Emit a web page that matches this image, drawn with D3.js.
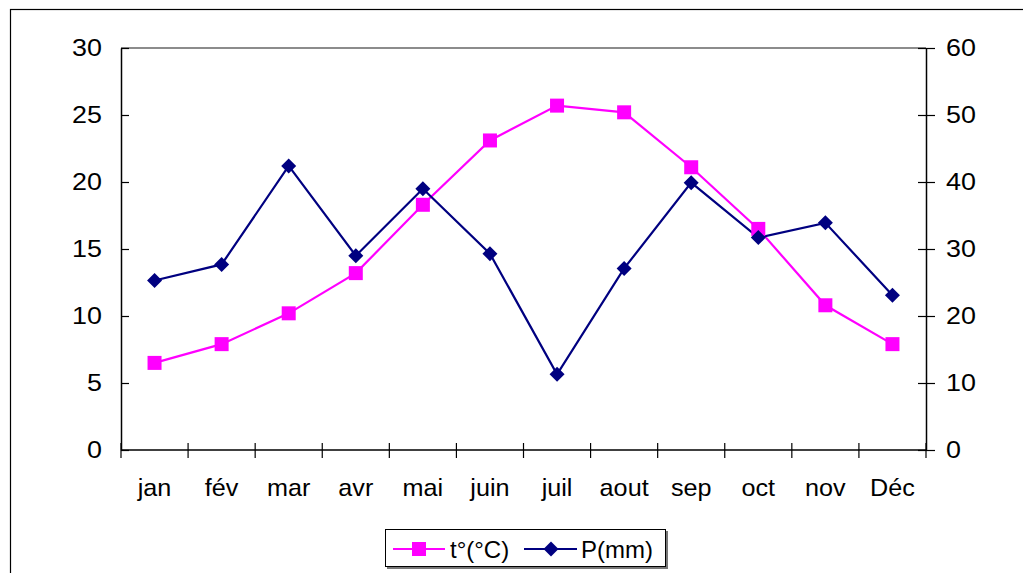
<!DOCTYPE html>
<html>
<head>
<meta charset="utf-8">
<script src="https://cdn.jsdelivr.net/npm/d3@7"></script>
<style>
  html, body { margin: 0; padding: 0; background: #fff; }
  svg { display: block; }
  text { font-family: "Liberation Sans", Arial, sans-serif; fill: #000; }
</style>
</head>
<body>
<svg id="chart" width="1023" height="573"></svg>
<script>
// Monthly climate data: temperature (left axis) and precipitation (right axis)
const months = ["jan", "fév", "mar", "avr", "mai", "juin", "juil", "aout", "sep", "oct", "nov", "Déc"];
const temperature = [6.5, 7.9, 10.2, 13.2, 18.3, 23.1, 25.7, 25.2, 21.1, 16.5, 10.8, 7.9];
const precipitation = [25.3, 27.7, 42.4, 29.0, 39.0, 29.3, 11.3, 27.1, 39.9, 31.7, 33.9, 23.1];
const tempTicks = [0, 5, 10, 15, 20, 25, 30];
const precipTicks = [0, 10, 20, 30, 40, 50, 60];
const seriesNames = ["t°(°C)", "P(mm)"];

const W = 1023, H = 573;
const plot = { left: 121, right: 926, top: 48, bottom: 450 };
const tempColor = "#ff00ff";
const precipColor = "#000080";
const fontSize = 24;
const numStretch = 1.12;

const svg = d3.select("#chart");

// Outer frame (extends past the right and bottom edges)
svg.append("rect")
  .attr("x", 10.5).attr("y", 9.5)
  .attr("width", W + 20).attr("height", H + 20)
  .attr("fill", "#fff").attr("stroke", "#000").attr("stroke-width", 1.2);

const x = d3.scaleBand().domain(months).range([plot.left, plot.right]).padding(0);
const yL = d3.scaleLinear().domain([0, 30]).range([plot.bottom, plot.top]);
const yR = d3.scaleLinear().domain([0, 60]).range([plot.bottom, plot.top]);

function label(g, px, py, str, anchor, sx) {
  return g.append("text")
    .attr("transform", `translate(${px},${py}) scale(${sx || 1},1)`)
    .attr("text-anchor", anchor)
    .attr("dominant-baseline", "central")
    .style("font-size", fontSize + "px")
    .text(str);
}

// Plot area top border
svg.append("line")
  .attr("x1", plot.left).attr("x2", plot.right)
  .attr("y1", plot.top).attr("y2", plot.top)
  .attr("stroke", "#8c8c8c").attr("stroke-width", 2);

// Left axis (temperature), cross ticks
const leftAxis = svg.append("g").attr("transform", `translate(${plot.left},0)`)
  .call(d3.axisLeft(yL).tickValues(tempTicks).tickSizeInner(8).tickSizeOuter(0).tickFormat(""));
leftAxis.selectAll(".tick line").attr("x2", 8);
tempTicks.forEach(t => label(svg, plot.left - 19, yL(t), String(t), "end", numStretch));

// Right axis (precipitation)
const rightAxis = svg.append("g").attr("transform", `translate(${plot.right},0)`)
  .call(d3.axisRight(yR).tickValues(precipTicks).tickSizeInner(9).tickSizeOuter(0).tickFormat(""));
rightAxis.selectAll(".tick line").attr("x1", -8);
precipTicks.forEach(t => label(svg, plot.right + 20, yR(t), String(t), "start", numStretch));

[leftAxis, rightAxis].forEach(g => {
  g.select(".domain").attr("stroke", "#000").attr("stroke-width", 1.5);
  g.selectAll(".tick line").attr("stroke", "#000").attr("stroke-width", 1.2);
});

// Bottom axis: ticks at the category boundaries, labels centred in each band
const bottom = svg.append("g").attr("transform", `translate(0,${plot.bottom})`);
bottom.append("line")
  .attr("x1", plot.left).attr("x2", plot.right)
  .attr("stroke", "#000").attr("stroke-width", 1.5);
const boundaries = months.map(m => x(m)).concat([plot.right]);
bottom.selectAll("line.tick").data(boundaries).enter().append("line")
  .attr("class", "tick")
  .attr("x1", d => d).attr("x2", d => d)
  .attr("y1", -7).attr("y2", 8)
  .attr("stroke", "#000").attr("stroke-width", 1.2);
months.forEach(m => label(bottom, x(m) + x.bandwidth() / 2, 38, m, "middle", 1.05));

const cx = m => x(m) + x.bandwidth() / 2;

// Temperature series: line with square markers
const tempData = months.map((m, i) => ({ m, v: temperature[i] }));
svg.append("path").datum(tempData)
  .attr("fill", "none").attr("stroke", tempColor).attr("stroke-width", 2.2)
  .attr("d", d3.line().x(d => cx(d.m)).y(d => yL(d.v)));

// Precipitation series: line with diamond markers
const precipData = months.map((m, i) => ({ m, v: precipitation[i] }));
svg.append("path").datum(precipData)
  .attr("fill", "none").attr("stroke", precipColor).attr("stroke-width", 2.2)
  .attr("d", d3.line().x(d => cx(d.m)).y(d => yR(d.v)));

const sq = 14, dm = 7.5;
const diamond = (px, py, r) => `M${px},${py - r}L${px + r},${py}L${px},${py + r}L${px - r},${py}Z`;

svg.append("g").selectAll("rect").data(tempData).enter().append("rect")
  .attr("x", d => cx(d.m) - sq / 2).attr("y", d => yL(d.v) - sq / 2)
  .attr("width", sq).attr("height", sq)
  .attr("fill", tempColor);

svg.append("g").selectAll("path").data(precipData).enter().append("path")
  .attr("d", d => diamond(cx(d.m), yR(d.v), dm))
  .attr("fill", precipColor);

// Legend
const lg = svg.append("g");
lg.append("rect").attr("x", 387).attr("y", 531).attr("width", 281).attr("height", 38)
  .attr("fill", "#777");
lg.append("rect").attr("x", 385.5).attr("y", 529.5).attr("width", 280).attr("height", 37)
  .attr("fill", "#fff").attr("stroke", "#000").attr("stroke-width", 1);
const ly = 549;
// temperature entry
lg.append("line").attr("x1", 393).attr("x2", 445).attr("y1", ly).attr("y2", ly)
  .attr("stroke", tempColor).attr("stroke-width", 2.2);
lg.append("rect").attr("x", 419 - sq / 2).attr("y", ly - sq / 2).attr("width", sq).attr("height", sq)
  .attr("fill", tempColor);
label(lg, 450, ly, seriesNames[0], "start", 1);
// precipitation entry
lg.append("line").attr("x1", 524).attr("x2", 577).attr("y1", ly).attr("y2", ly)
  .attr("stroke", precipColor).attr("stroke-width", 2.2);
lg.append("path").attr("d", diamond(551, ly, dm)).attr("fill", precipColor);
label(lg, 581, ly, seriesNames[1], "start", 1);
</script>
</body>
</html>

■ **Job**: Pick out the lines containing the string "with" and show them.

■ **Answer in full**:
Emit a web page that matches this image, drawn with D3.js.
// Temperature series: line with square markers
// Precipitation series: line with diamond markers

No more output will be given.